Auditor General Meseret lamented that any contract should not exceed the 10pc penalty fee.
"No budget is lost due to the contract," the Auditor General to Parliament. "They should have paid attention to the contracts they signed."
The interim payment certificate calculation was a mistake, Amede Muhye, Alemgena Road Network and Safety Management Director, told Fortune. The directorate under Amede is in charge of administering the contract.
The Auditor General has urged ERA to cancel the contract.
Even though the auditor found out that the corporation would be liable for the reported amount according to the formula in the contract, the client, the contractor and the consulting company did not officially communicate whether the contractor should pay the performance guarantee.
Reflecting on the corporation's enquiry to amend the contract, Melaku Weldu, Resident Engineer from the consultant Ethiopian Construction Design and Supervision Works Corporation, said that the administration responded it will not amend the contract just because the contractor does not like the liability after once they started working and earning.
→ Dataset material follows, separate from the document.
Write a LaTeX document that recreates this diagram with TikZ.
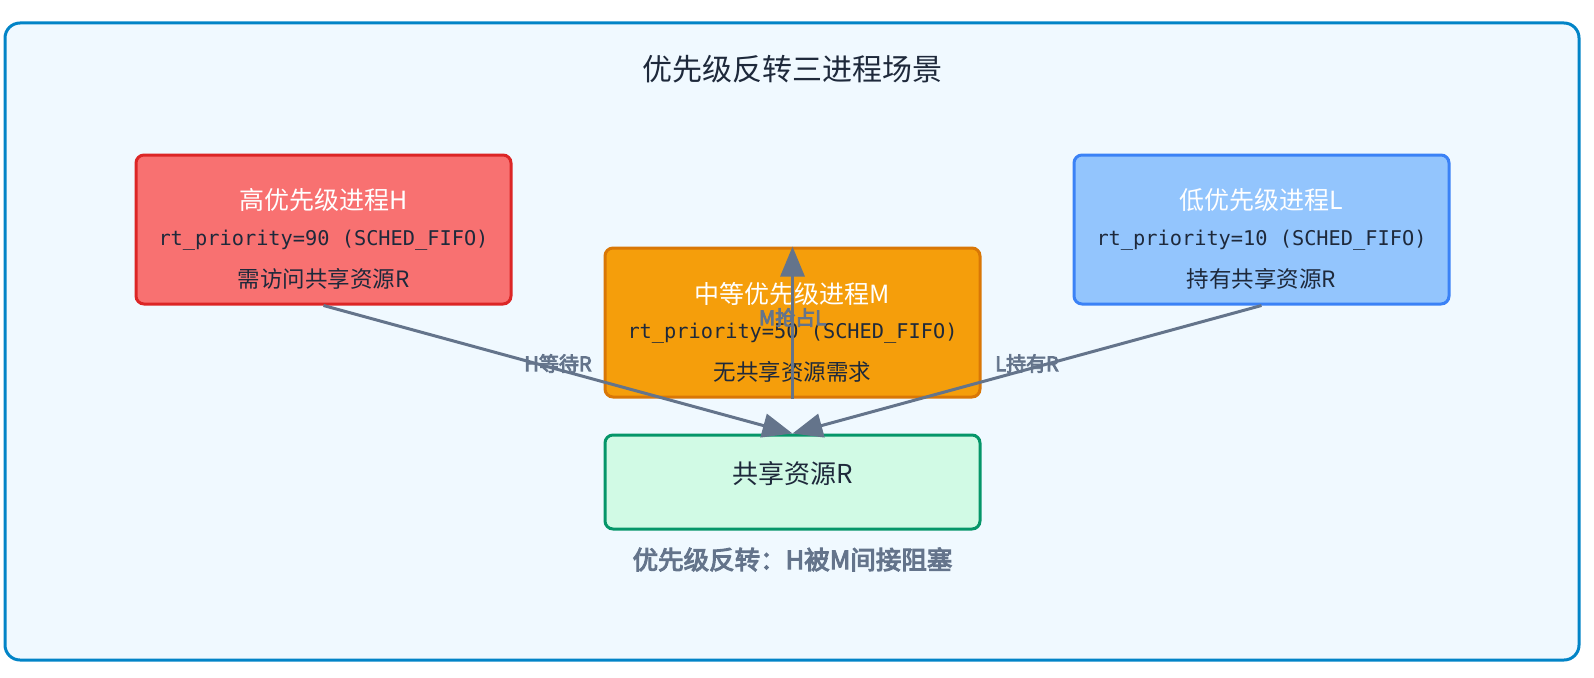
\documentclass[tikz,border=0pt]{standalone}
\usepackage{fontspec}
\setmainfont{Noto Sans CJK SC}
\newfontfamily\monofont{DejaVu Sans Mono}
\newfontfamily\boldcjk[FakeBold=4]{Noto Sans CJK SC}
\usetikzlibrary{arrows.meta,calc}

\definecolor{panelfill}{HTML}{F0F9FF}
\definecolor{panelline}{HTML}{0284C7}
\definecolor{hfill}{HTML}{F87171}
\definecolor{hline}{HTML}{DC2626}
\definecolor{mfill}{HTML}{F59E0B}
\definecolor{mline}{HTML}{D97706}
\definecolor{lfill}{HTML}{93C5FD}
\definecolor{lline}{HTML}{3B82F6}
\definecolor{rfill}{HTML}{D1FAE5}
\definecolor{rline}{HTML}{059669}
\definecolor{ink}{HTML}{1E293B}
\definecolor{slate}{HTML}{64748B}

\tikzset{
  procbox/.style={draw, line width=3pt, rounded corners=8pt,
    minimum width=375pt, minimum height=149pt, inner sep=0pt},
  headtext/.style={text=white, font=\fontsize{25}{28}\selectfont},
  codetext/.style={text=ink, font=\monofont\fontsize{20.3}{23}\selectfont},
  notetext/.style={text=ink, font=\fontsize{22.5}{25}\selectfont},
  link/.style={draw=slate, line width=3pt,
    -{Triangle[length=30pt,width=24pt]}},
  linklabel/.style={text=slate, font=\boldcjk\fontsize{20}{22}\selectfont, inner sep=0pt},
}

\begin{document}
\begin{tikzpicture}[x=1pt,y=-1pt]
\useasboundingbox (0,0) rectangle (1594,677);

% outer panel
\draw[fill=panelfill, draw=panelline, line width=3pt, rounded corners=15pt]
  (5,23) rectangle (1579,660);
\node[text=ink, font=\fontsize{30}{33}\selectfont] (title) at (792,69) {优先级反转三进程场景};

% process boxes
\node[procbox, fill=hfill, draw=hline] (H) at (323.5,229.5) {};
\node[procbox, fill=mfill, draw=mline] (M) at (792.5,322.5) {};
\node[procbox, fill=lfill, draw=lline] (L) at (1261.5,229.5) {};
\node[procbox, fill=rfill, draw=rline, minimum height=94pt] (R) at (792.5,482) {};

% box texts
\node[headtext] (Ht) at ($(H.north)+(0,47)$) {高优先级进程H};
\node[codetext] (Hc) at ($(H.north)+(0,87)$) {rt\_priority=90 (SCHED\_FIFO)};
\node[notetext] (Hn) at ($(H.north)+(0,125)$) {需访问共享资源R};

\node[headtext] (Mt) at ($(M.north)+(0,47)$) {中等优先级进程M};
\node[codetext] (Mc) at ($(M.north)+(0,87)$) {rt\_priority=50 (SCHED\_FIFO)};
\node[notetext] (Mn) at ($(M.north)+(0,125)$) {无共享资源需求};

\node[headtext] (Lt) at ($(L.north)+(0,47)$) {低优先级进程L};
\node[codetext] (Lc) at ($(L.north)+(0,87)$) {rt\_priority=10 (SCHED\_FIFO)};
\node[notetext] (Ln) at ($(L.north)+(0,125)$) {持有共享资源R};

\node[text=ink, font=\fontsize{26}{29}\selectfont] (Rt) at ($(R.north)+(0,40)$) {共享资源R};

% connectors
\draw[link] (H.south) -- (R.north) node[linklabel, pos=0.5, yshift=6pt] (hw) {H等待R};
\draw[link] (L.south) -- (R.north) node[linklabel, pos=0.5, yshift=6pt] (lh) {L持有R};
\draw[link] (M.south) -- (M.north) node[linklabel, pos=0.5, yshift=5pt] (mp) {M抢占L};

% caption
\node[text=slate, font=\boldcjk\fontsize{25.5}{28}\selectfont] (cap) at ($(R.south)+(0,29)$) {优先级反转：H被M间接阻塞};
\end{tikzpicture}
\end{document}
He told Fortune, "The interim payment certificate is not authenticated document".
ERA and the Corporation have worked on customising the contract type for local use for more than two years. ERA was set to terminate the contract and nullified the payment when the Corporation defaulted. But considering many circumstances, they are still working based on the contract that covers 10 years to 2026.
The Corporation, established in 2015 with over 7.7 billion Br paid-up capital, is now one of the 38 state subsidiaries under the Ethiopian Investment Holdings, Ethiopia's first sovereign wealth management company. CEO Amente blamed shortages of machinery, cement supply, petty cash and tricky weather conditions followed by natural disasters as factors that hindered the company from delivering projects on time, hence leading to debt pileup.
The Corporation works on 32 public projects, including three in the Tigray Regional State: 21 have passed their project completion date. In the half-year report Amente presented, the Corporation claims to have achieved above 90pc performance results in 61 projects, including building, roads and water infrastructure construction, with a 45.2 billion Br budget.
Zeritu Shiferaw, an MP serving in the standing committee, could not have concealed how much she was appalled to see the Corporation's executives' failure to deal with the liability to ERA 10 months after the audit findings were revealed.
"Shouldn't the Corporation be horrified and act accordingly?" Zeritu confronted Amente.
However, the issue has already been handled after ERA responded to the Corporation's request, Habtamu Tegegne, former director general of the Ethiopian Roads Administration, told Fortune.